Moreover I consider it is unreasonable for the Committee
to now seek to set more
onerous conditions than were initially imposed.
For these reasons I
have determined that it is just and equitable in the circumstances for the
respondents to be entitled to retain
the satellite dish. In the absence of any
clear indication from the Body Corporate as to what modifications they would
like to lattice
screen, I have ordered that the approval for the dish is
conditional on the respondents keeping the dish in the least visible location
on
the patio, ensuring that the lattice remains firmly fixed to the wall, and that
the lattice is painted to match the adjacent wall.
I do not consider that such
requirements will be onerous for the respondents and trust they will allay any
concerns of owners opposing
the dish.
I note that the lattice, even
meeting the specifications proposed by the Body Corporate, appears to have a
greater visual impact on
other owners than the barely visible satellite dish.
With this in mind, it may be that the Body Corporate no longer wishes the
lattice
to remain.
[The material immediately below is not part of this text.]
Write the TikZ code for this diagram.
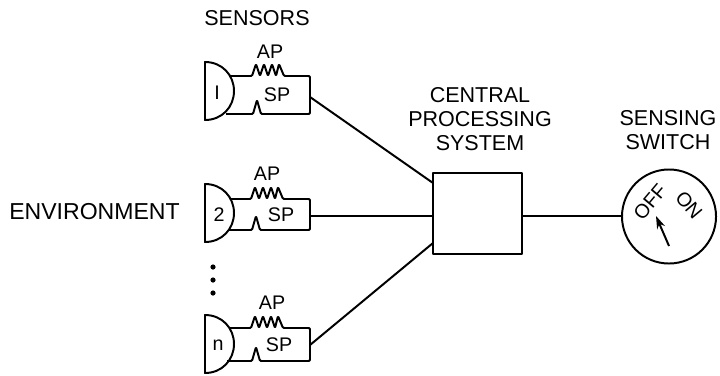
\documentclass[tikz,border=0pt]{standalone}
\usepackage{fontspec}
\setmainfont{Liberation Sans}
\usepackage{tikz}
\usetikzlibrary{arrows.meta, positioning}
\tikzset{
  wire/.style={line width=1.4pt, line join=round},
  bumps/.style={wire, rounded corners=0.8pt},
  lbl/.style={font=\fontsize{15.3}{17.3}\selectfont, inner sep=0pt, align=center},
  num/.style={font=\fontsize{14}{15}\selectfont, inner sep=0pt},
}
\begin{document}
\begin{tikzpicture}[x=0.025cm, y=-0.025cm]
\useasboundingbox (0,0) rectangle (720,375);
% Labels
\node[lbl] (sensors) at (257,18) {SENSORS};
\node[lbl, font=\fontsize{16.4}{18}\selectfont] (environment) at (94.5,212) {ENVIRONMENT};
\node[lbl] (central) at (480,119) {CENTRAL\\PROCESSING\\SYSTEM};
\node[lbl] (switch) at (668,130) {SENSING\\SWITCH};

% Sensor 1
\draw[wire] (205,62) .. controls (222,62) and (234,75) .. (234,91) .. controls (234,107) and (222,120) .. (205,120) -- cycle;
\draw[bumps] (230,76) -- (252,76) -- (256,64) -- (260,76) -- (264,64) -- (268,76) -- (272,64) -- (276,76) -- (279,64) -- (284,76) -- (310,76) -- (310,114) -- (261,114) -- (257,100) -- (253,114) -- (226,114);
\node[num] (s1) at (217,93) {I};
\node[num] (ap1) at (270,52) {AP};
\node[num] (sp1) at (277,95) {SP};
\coordinate (out1) at (310,97);

% Sensor 2
\draw[wire] (205,184) .. controls (222,184) and (234,197) .. (234,213) .. controls (234,229) and (222,242) .. (205,242) -- cycle;
\draw[bumps] (231,199) -- (251,199) -- (255,187) -- (259,199) -- (263,187) -- (267,199) -- (271,187) -- (275,199) -- (278,187) -- (283,199) -- (310,199) -- (310,230) -- (260,230) -- (256,216) -- (252,230) -- (229,230);
\node[num] (s2) at (219,215) {2};
\node[num] (ap2) at (267,174) {AP};
\node[num] (sp2) at (281,215) {SP};
\coordinate (out2) at (310,216);

% Dots
\fill (213,267) circle (2.6);
\fill (213,280) circle (2.6);
\fill (213,293) circle (2.6);

% Sensor n
\draw[wire] (205,315) .. controls (222,315) and (234,328) .. (234,344) .. controls (234,360) and (222,373) .. (205,373) -- cycle;
\draw[bumps] (230,328) -- (251,328) -- (255,316) -- (259,328) -- (263,316) -- (267,328) -- (271,316) -- (275,328) -- (278,316) -- (283,328) -- (310,328) -- (310,361) -- (260,361) -- (256,347) -- (252,361) -- (227,361);
\node[num] (sn) at (218,345) {n};
\node[num] (apn) at (272,303) {AP};
\node[num] (spn) at (279,345) {SP};
\coordinate (outn) at (310,345);

% Central system
\node[draw, wire, minimum width=2.22cm, minimum height=2.03cm, inner sep=0pt] (cps) at (477.5,213.5) {};
\coordinate (in1) at (433,183);
\coordinate (in2) at (433,216);
\coordinate (inn) at (433,243);
\coordinate (cpsout) at (522,216);
\draw[wire] (out1) -- (in1);
\draw[wire] (out2) -- (in2);
\draw[wire] (outn) -- (inn);

% Switch
\node[draw, wire, circle, minimum size=2.35cm, inner sep=0pt] (dial) at (669,216.5) {};
\coordinate (dialin) at (622,216);
\draw[wire] (cpsout) -- (dialin);
\node[num, rotate=50] (off) at (650,202) {OFF};
\node[num, rotate=-50] (on) at (689,205) {ON};
\coordinate (tail) at (669,246);
\coordinate (tip) at (656,216);
\draw[wire, -{Stealth[length=9pt, width=6pt]}] (tail) -- (tip);
\end{tikzpicture}
\end{document}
If this is the case the Body Corporate should advise the
respondents in writing. If the respondents receive this advice
they should
remove the lattice but regardless may retain the dish.
[1] See sections 246 and 244 of the Act respectively
[2] See sections 227, 228, 276 and Schedule 5 of the Act
[3] Unless the Body Corporate has
resolved at a general meeting that it is a restricted issue for the Committee,
which is not apparent
here – see section 24(1)(c) of the
Accommodation Module
[4] Section
94(2) of the Act
[5] It owners generally wish to
prevent any satellite dishes, they would need to approve a by-law to that
effect. However it should
be noted that an adjudicator is empowered to
invalidate a by-law that they are satisfied that it is oppressive or
unreasonable having
regard to the interests of all owners and occupiers.